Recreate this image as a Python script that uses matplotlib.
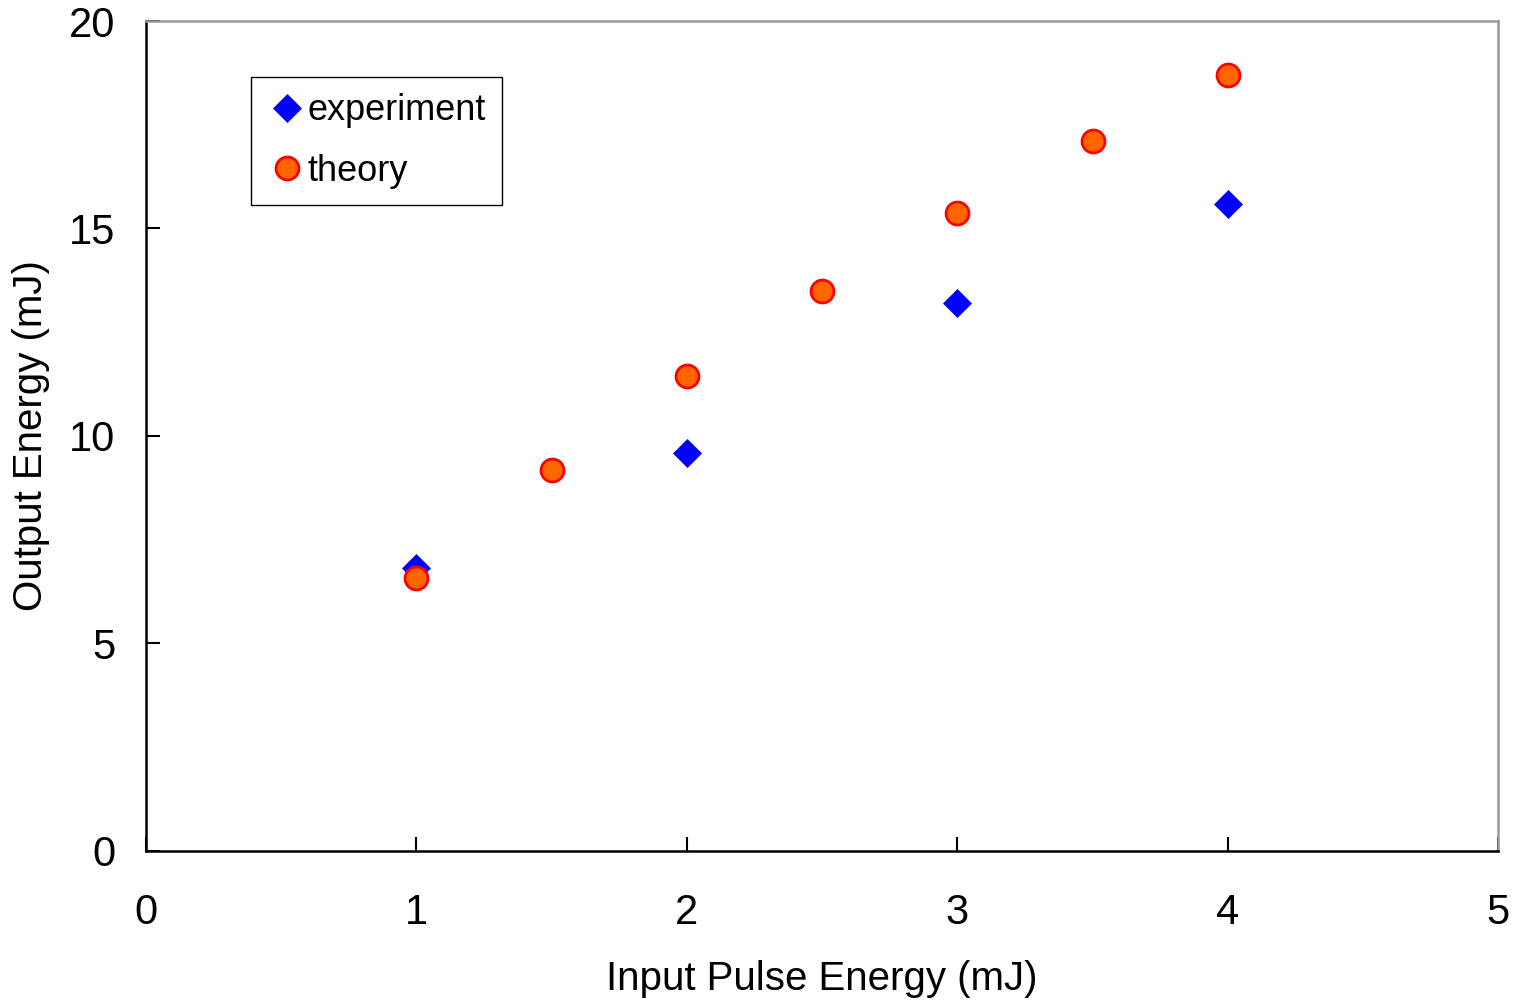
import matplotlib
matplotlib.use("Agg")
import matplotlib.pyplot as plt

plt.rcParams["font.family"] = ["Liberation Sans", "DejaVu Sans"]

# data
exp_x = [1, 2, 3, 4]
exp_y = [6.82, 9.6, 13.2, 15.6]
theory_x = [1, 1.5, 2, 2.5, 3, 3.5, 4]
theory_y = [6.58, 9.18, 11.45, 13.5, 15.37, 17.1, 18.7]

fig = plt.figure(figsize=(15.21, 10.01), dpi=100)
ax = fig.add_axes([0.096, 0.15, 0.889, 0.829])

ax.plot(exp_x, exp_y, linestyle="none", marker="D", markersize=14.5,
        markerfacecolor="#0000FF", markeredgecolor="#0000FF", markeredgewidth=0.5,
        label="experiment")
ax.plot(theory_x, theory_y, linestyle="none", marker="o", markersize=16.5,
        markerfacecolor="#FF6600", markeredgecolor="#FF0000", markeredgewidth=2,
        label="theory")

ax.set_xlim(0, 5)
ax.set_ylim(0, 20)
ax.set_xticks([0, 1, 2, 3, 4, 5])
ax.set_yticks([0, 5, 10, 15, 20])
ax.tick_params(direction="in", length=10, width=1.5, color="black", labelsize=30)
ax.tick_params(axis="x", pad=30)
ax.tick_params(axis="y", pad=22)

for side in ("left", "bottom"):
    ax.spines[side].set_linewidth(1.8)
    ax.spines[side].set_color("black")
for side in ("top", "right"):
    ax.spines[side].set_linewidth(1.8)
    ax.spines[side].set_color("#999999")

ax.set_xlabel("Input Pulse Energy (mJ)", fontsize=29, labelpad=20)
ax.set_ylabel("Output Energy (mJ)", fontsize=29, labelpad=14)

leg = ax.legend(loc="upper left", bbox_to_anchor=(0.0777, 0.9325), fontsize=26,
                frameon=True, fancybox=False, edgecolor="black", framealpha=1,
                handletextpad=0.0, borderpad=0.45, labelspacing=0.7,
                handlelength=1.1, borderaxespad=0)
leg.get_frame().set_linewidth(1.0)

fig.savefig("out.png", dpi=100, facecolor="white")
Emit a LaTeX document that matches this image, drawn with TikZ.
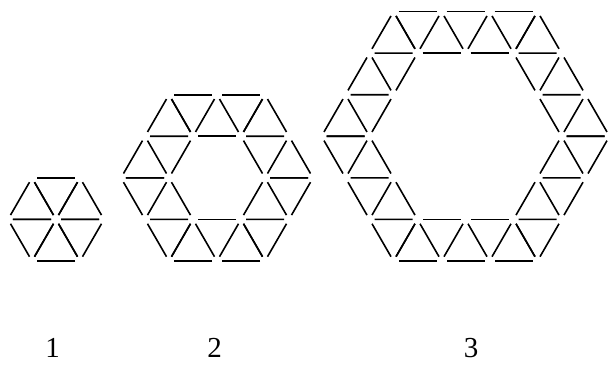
◇ ◇ ◇ ◇ ◇
» **EXERCISE DETAILS**: In the records above, find the lines containing "matplotlib" and copy them.

» **EXERCISE OUTPUT**:
Recreate this image as a Python script that uses matplotlib.
import matplotlib
matplotlib.use("Agg")
import matplotlib.pyplot as plt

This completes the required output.